The crowd mob the shot-up car with Bonnie and Clyde’s dead bodies in it. Filmed in Arcadia, Louisiana.
One issue the film has is that because the story and the 1967 movie (and several more TV depictions) are so well known, there’s not a lot of tension in the ending. It reproduces Penn’s shooting pretty well- though in The Highwaymen they used the actual Louisiana road where it took place, covering the tarmac surface with dirt.
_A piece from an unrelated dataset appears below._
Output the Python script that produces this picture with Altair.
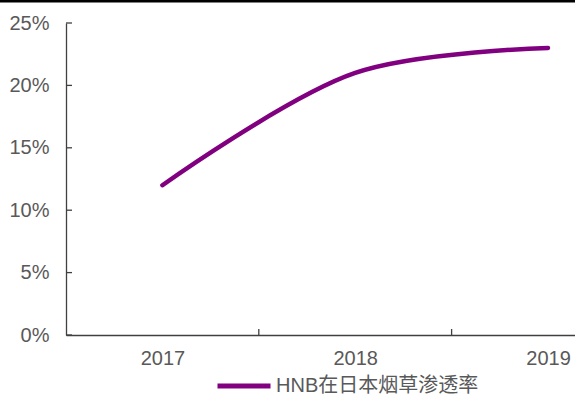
import altair as alt
import pandas as pd

years = [2017, 2018, 2019]
rates = [0.12, 0.21, 0.23]
series_name = "HNB在日本烟草渗透率"
y_ticks = [0, 0.05, 0.10, 0.15, 0.20, 0.25]
x_between_ticks = [2017.5, 2018.5]

W, H = 509, 312
FONT = "Liberation Sans, Arial, Noto Sans CJK SC"
GRAY = "#595959"
AXIS = "#404040"

df = pd.DataFrame({"year": years, "rate": rates, "series": [series_name] * len(years)})

xscale = alt.Scale(domain=[2016.5, 2019.14], nice=False, zero=False)
yscale = alt.Scale(domain=[0, 0.25], nice=False)

line = alt.Chart(df).mark_line(interpolate="catmull-rom", strokeWidth=4.5, strokeCap="round").encode(
    x=alt.X("year:Q", scale=xscale, axis=alt.Axis(
        values=years, format="d", tickSize=0, labelPadding=13, title=None, grid=False,
        domainColor=AXIS, domainWidth=1.3, labelColor=GRAY, labelFontSize=20, labelFont=FONT,
        labelFlush=False)),
    y=alt.Y("rate:Q", scale=yscale, axis=alt.Axis(
        values=y_ticks, format=".0%", tickSize=0, labelPadding=17, title=None, grid=False,
        domainColor=AXIS, domainWidth=1.3, labelColor=GRAY, labelFontSize=20, labelFont=FONT)),
    color=alt.Color("series:N", scale=alt.Scale(range=["#800080"]), legend=alt.Legend(
        title=None, orient="none", legendX=149, legendY=334, symbolType="stroke",
        symbolSize=2809, symbolStrokeWidth=5, labelFontSize=20, labelColor=GRAY,
        labelFont=FONT, labelOffset=3, padding=0, labelLimit=0)),
)

xt = alt.Chart(pd.DataFrame({"x": x_between_ticks})).mark_rule(color=AXIS, strokeWidth=1.3).encode(
    x=alt.X("x:Q", scale=xscale), y=alt.value(H), y2=alt.value(H - 6))

yt = alt.Chart(pd.DataFrame({"y": y_ticks})).mark_rule(color=AXIS, strokeWidth=1.3).encode(
    y=alt.Y("y:Q", scale=yscale), x=alt.value(0), x2=alt.value(6))

topbar = alt.Chart(pd.DataFrame({"a": [0]})).mark_rule(color="black", strokeWidth=3).encode(
    x=alt.value(-66), x2=alt.value(W), y=alt.value(-22))

chart = alt.layer(topbar, xt, yt, line).properties(
    width=W, height=H,
    background="white",
    autosize=alt.AutoSizeParams(type="none"),
    padding={"left": 66, "top": 23, "right": 0, "bottom": 61},
).configure_view(stroke=None)

chart.save("out.html", embed_options={"renderer": "svg", "actions": False})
Kevin Costner as Frank Hamer on the actual road where Bonnie & Clyde were killed
I listen intently to the script, and the construction and the dialogue is first class. I only noticed one sore thumb (really unusual for me, an avid dialogue critic). Gault’s long story involves the problem of needing to say “Hands up” before shooting criminals who decline. In his example, the bandits were Mexican so they had shouted Manos arriba. That final warning was one Hamer and Gault had skipped in the past. Here Hamer decides he must stand in front of the car and issue the command. I think “Stick ’em up” was the wrong line. One jarring line is a tiny thing though at a crucial point. I’d’ve gone for the Spanish to link it.
From Wiki … I learned that the gun squad were paid little for their role in ending the Barrow Gang’s reign. However, Frank Hamer’s deal was that he could have anything they found on the gang at the end. There was no money, so the real Hamer had their extensive arsenal of weapons.